The single most important factor in the rapid rise of the deficit since 2007, however, has been the performance of the economy, which has cut government revenue -- taxes -- while increasing government expenses. EPI calculates that 42 percent of the budget deficit's deterioration since 2001 is "due to economic and technical factors (i.e., adjustments made to the baseline because of changes in economic conditions or changes in CBO methodology."
Clearly, the weakening economy is the largest factor in driving the 2009 deficit. [The Congressional Budget Office] describes the decrease in estimated economic revenue as a result of a sharp fall in economic activity, lowered salaries and taxable incomes, fallen corporate profits, and a general decrease in withholding and payroll taxes.

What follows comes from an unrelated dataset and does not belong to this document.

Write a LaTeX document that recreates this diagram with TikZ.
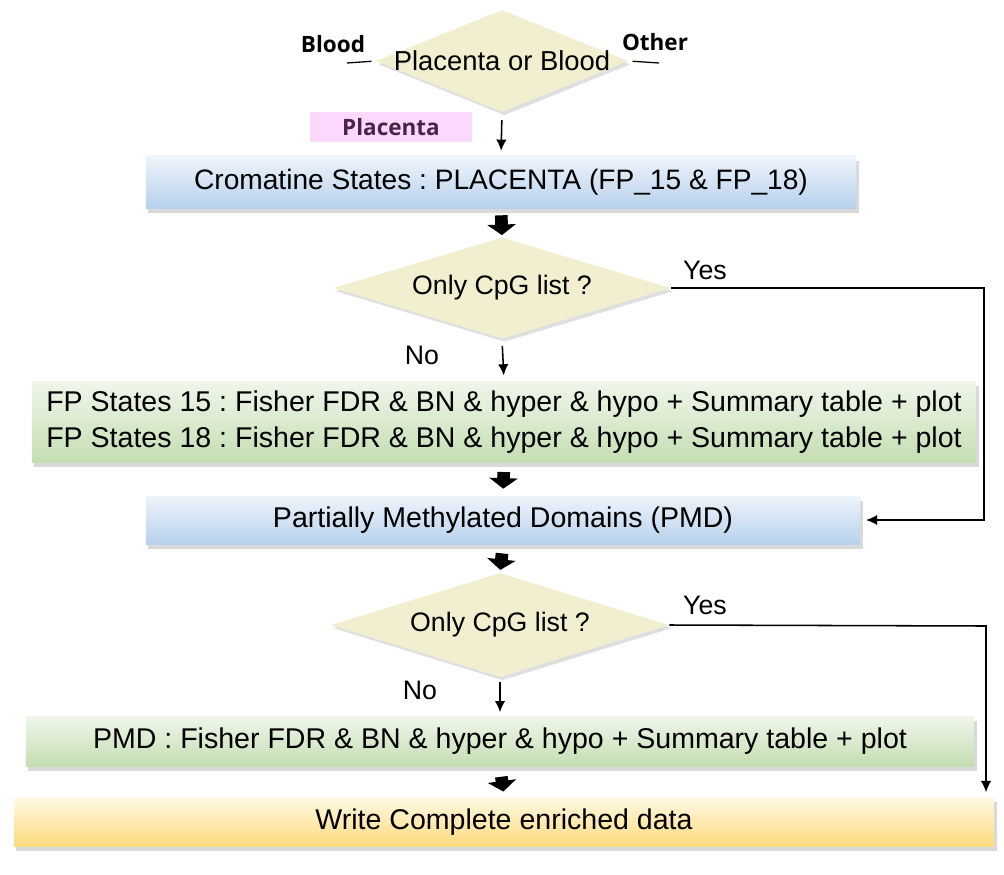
\documentclass[tikz,border=0pt]{standalone}
\usepackage{fontspec}
\setmainfont{Liberation Sans}
\newfontfamily\tagfont{Open Sans}
\usetikzlibrary{arrows.meta,shapes.geometric,shadows}
\frenchspacing

\definecolor{decfill}{HTML}{F2EFD0}
\definecolor{bluetop}{HTML}{EEF4FB}
\definecolor{bluebot}{HTML}{B7D1EC}
\definecolor{greentop}{HTML}{F0F6EA}
\definecolor{greenbot}{HTML}{C3DEB2}
\definecolor{goldtop}{HTML}{FFF9E4}
\definecolor{goldbot}{HTML}{FDDA7C}
\definecolor{tagpink}{HTML}{FCD9FC}
\definecolor{tagtext}{HTML}{4A2448}

\begin{document}
\begin{tikzpicture}[x=0.025cm, y=-0.025cm, >={Latex[length=2.8mm,width=2.6mm]},
	every node/.style={font=\fontsize{19}{23}\selectfont},
	decision/.style={diamond, fill=decfill, inner xsep=-2.2cm, inner ysep=-0.5cm, aspect=3,
		drop shadow={shadow xshift=0.6mm, shadow yshift=-0.8mm, opacity=0.25}},
	stage/.style={rectangle, inner sep=0pt, align=center, font=\fontsize{20.3}{23}\selectfont,
		drop shadow={shadow xshift=0.6mm, shadow yshift=-1.2mm, opacity=0.3}},
	bluestage/.style={stage, top color=bluetop, bottom color=bluebot},
	greenstage/.style={stage, top color=greentop, bottom color=greenbot},
	goldstage/.style={stage, top color=goldtop, bottom color=goldbot},
	flow/.style={->, line width=1.1pt},
	bigarrow/.style={-{Triangle[width=20pt,length=7.5pt]}, line width=9pt},
	branch/.style={font=\tagfont\bfseries\fontsize{16}{19}\selectfont}]
	\useasboundingbox (0,0) rectangle (1004,874);

	% decisions and stages
	\node[decision, minimum width=6.3cm, minimum height=2.55cm, font=\fontsize{19.5}{23}\selectfont] (place) at (502,61) {Placenta or Blood};
	\node[bluestage, minimum width=17.75cm, minimum height=1.3cm, font=\fontsize{20}{23}\selectfont] (crom) at (501,182) {Cromatine States : PLACENTA (FP\_15 \& FP\_18)};
	\node[decision, minimum width=8.425cm, minimum height=2.525cm] (only1) at (502,288) {Only CpG list ?};
	\node[greenstage, minimum width=23.6cm, minimum height=2.03cm] (fp) at (504,422)
		{FP States 15 : Fisher FDR \& BN \& hyper \& hypo + Summary table + plot\\[3pt]
		 FP States 18 : Fisher FDR \& BN \& hyper \& hypo + Summary table + plot};
	\node[bluestage, minimum width=17.85cm, minimum height=1.2cm] (pmd) at (503,520) {Partially Methylated Domains (PMD)};
	\node[decision, minimum width=8.45cm, minimum height=2.6cm] (only2) at (500,625) {Only CpG list ?};
	\node[greenstage, minimum width=23.7cm, minimum height=1.25cm] (pmdstat) at (500,741) {PMD : Fisher FDR \& BN \& hyper \& hypo + Summary table + plot};
	\node[goldstage, minimum width=24.5cm, minimum height=1.23cm] (write) at (504,822) {Write Complete enriched data};

	% branch labels
	\node[branch] (blood) at (333,44) {Blood};
	\node[branch] (other) at (655,42) {Other};
	\node[fill=tagpink, minimum width=4.05cm, minimum height=0.73cm, text=tagtext,
		font=\tagfont\bfseries\fontsize{16}{19}\selectfont] (tag) at (391,127) {Placenta};
	\node (yes1) at (705,270) {Yes};
	\node (no1) at (422,355) {No};
	\node (yes2) at (705,605) {Yes};
	\node (no2) at (420,690) {No};

	\coordinate (bl) at (347,63);
	\coordinate (ot) at (659,63);
	\coordinate (r1) at (984,288);
	\coordinate (r2) at (986,626);

	% connectors
	\draw[line width=0.9pt, shorten <=3pt] (place.west) -- (bl);
	\draw[line width=0.9pt, shorten <=3pt] (place.east) -- (ot);
	\draw[flow, shorten <=5.5pt, shorten >=3.5pt] (place.south) -- (crom.north);
	\draw[bigarrow, shorten <=5pt, shorten >=1.5pt] (crom.south) -- (only1.north);
	\draw[flow, shorten <=5pt, shorten >=4pt] (only1.south) -- (fp.north);
	\draw[flow] (only1.east) -- (only1.east -| r1) |- ([xshift=4pt]pmd.east);
	\draw[bigarrow, shorten <=6.5pt, shorten >=5pt] (fp.south) -- (pmd.north);
	\draw[bigarrow, shorten <=6.5pt, shorten >=2pt] (pmd.south) -- (only2.north);
	\draw[flow, shorten <=3pt, shorten >=2.5pt] (only2.south) -- (pmdstat.north);
	\draw[flow, shorten >=3.5pt] (only2.east) -- (r2) -- (r2 |- write.north);
	\draw[bigarrow, shorten <=7.5pt, shorten >=4pt] (pmdstat.south) -- (write.north);
\end{tikzpicture}
\end{document}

Additionally, CBO's projections show an expected increase in spending on unemployment compensation and SNAP (food stamps).
The prime driver of the current deficit is the economic slowdown. The top priority going forward -- from a budgetary perspective -- should be to spur the economy.
One other note: In 2001, the CBO predicted that the $281 billion budget surplus that Bush inherited from Clinton would grow to $710 billion in 2009. That would have been a mighty handy chunk of cash to have around, oh, right about now.